“Tahmin edilenin üzerinde dinleyicisi var”
Nursel Duruel, radyo oyununun Türkçe edebiyattaki yeri üzerine söz söylediği “Çok Sevilen Az Bilinen Bir Edebi Tür: Radyo Tiyatrosu” başlıklı yazısını şöyle noktalar: “Şimdi yeni bir dönemeçte radyo oyunu. Son yıllarda dünyada yeniden ilgi odağı olmaya başladı. Bizde de farklı kıpırtılar var. Artık internet yayıncılığı devrede. Uygulamalara ruh verecek olanlar ise yine edebiyatçılar,” (Kitap-lık, Mart 2004 sayısı). Radyonun gücüne ve sihrine inanan, uygulamalara ruh katmak için hâlâ bu sihirli kutu için ürünler vermeye devam eden isimlerden biri de Hikmet Temel Akarsu. Radyo oyununun ihmal edilmiş bir edebi tür olduğunu düşünen ve seve seve bu alanda yazmaya devam eden Akarsu’ya kulak verelim:
“Radyo tiyatrosu denince, ‘Neydi o günler…’ nostaljisine gömülmek istemeyenlerdenim. Çünkü radyo tiyatrosu benim için hâlâ cari bir sanatsal etkinlik. Radyo oyunu da yazıyorum, daha çok en sevilen radyo draması olan Arkası Yarın da… Ne yazık ki bunlar sadece TRT’de değerlendiriliyor. Diğer radyo kanallarının sanatsal olan herhangi bir şeye emek vermek ya da kaynak ayırmak gibi bir düşüncesi yok. Hoş, TRT’nin de ne düzeyde ilgi gösterdiği apayrı bir tartışma konusu ya… Bir zamanların rakipsiz düzeyde yaygın izlenen draması olan radyo tiyatrosu ve Arkası Yarın metropollerdeki sanatsal çevrelerde küçümsense ve sona ermiş gibi gözükse de aslında hâlâ çok yaygın ve etkin. Çünkü uydu teknolojisi ile yayın yapan TRT radyolarının hemen hemen Batı Avrupa’dan Çin sınırına kadar her yerde erişilebilir olması ve bilhassa çalışma ile eşzamanlı dinlenme olanakları dolayısıyla, radyo dramaları günümüzde de ev kadınlarının, esnafın, tekstil gibi hafif sanayi işçilerinin, emeklilerin ve genç kızların vazgeçemediği sevgilisi. Tahmin edilenin üzerinde dinleyicisi var ve son dönemde bunlara internet ortamındaki yayınlar da eklenmiş durumda.
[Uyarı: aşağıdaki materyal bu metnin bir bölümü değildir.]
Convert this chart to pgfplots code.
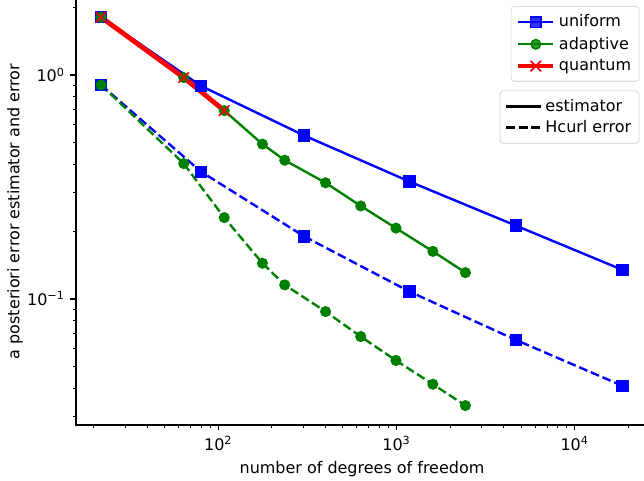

Radyo tiyatrosu ile edebiyatın kesişen yolu
‘Radyo tiyatrosu’ başlıklı bir bağlam açıldığında, ilk başta onun edebiyat anlamındaki önemini vurgulamak ve radyo oyunu yazarlarının bazı sorunlarına değinmek isterim. Bilindiği gibi, görsel-dijital çağla birlikte görüntü ve görsellik bombardımanına tutulduk. Sayıları milyonları bulan sinema filmleri, dizileri, televizyon dizileri ve dramalar her tarafı delicesine kaplamış durumda. İşin dahası da var. Bunlar, pek çok büyük edebiyat yapıtını da kendi formatlarına dönüştürerek görselleştirmekte, sinemalaştırmakta. Peki böylesi bir kolaylık varken insanlar neden okusun, neden kitap satın alsın, neden edebiyatın zahmetli, dikenli yollarında paralansın? İşte radyo tiyatrosu ve edebiyatın bu noktada yolları kesişmektedir. Edebiyat tüm bunların hepsinden önemlidir. Çünkü tamamen görselleştirilmiş bir drama insandaki hayal gücünü yok eder, onun imajinasyonunu tembelleştirir, yaratıcı düşüncesini, soruları ve sorunsalları yok eder. Çünkü her şey anne (yönetmen) tarafından adeta çiğnenip çocuğun ağzına koyulmuştur. İşte insanlık kültürünü öğüten, törpüleyen ve sıradanlaştıran, bu tarz sanatsal formların kapsayıcı olmasıdır. Kuşkusuz soru sormayı, merakta bırakmayı, açık uçlu sonları ve aykırı anlatım tekniklerini diri tutan az sayıdaki yaratıcı yönetmeni bu noktada tenzih etmek gerekir.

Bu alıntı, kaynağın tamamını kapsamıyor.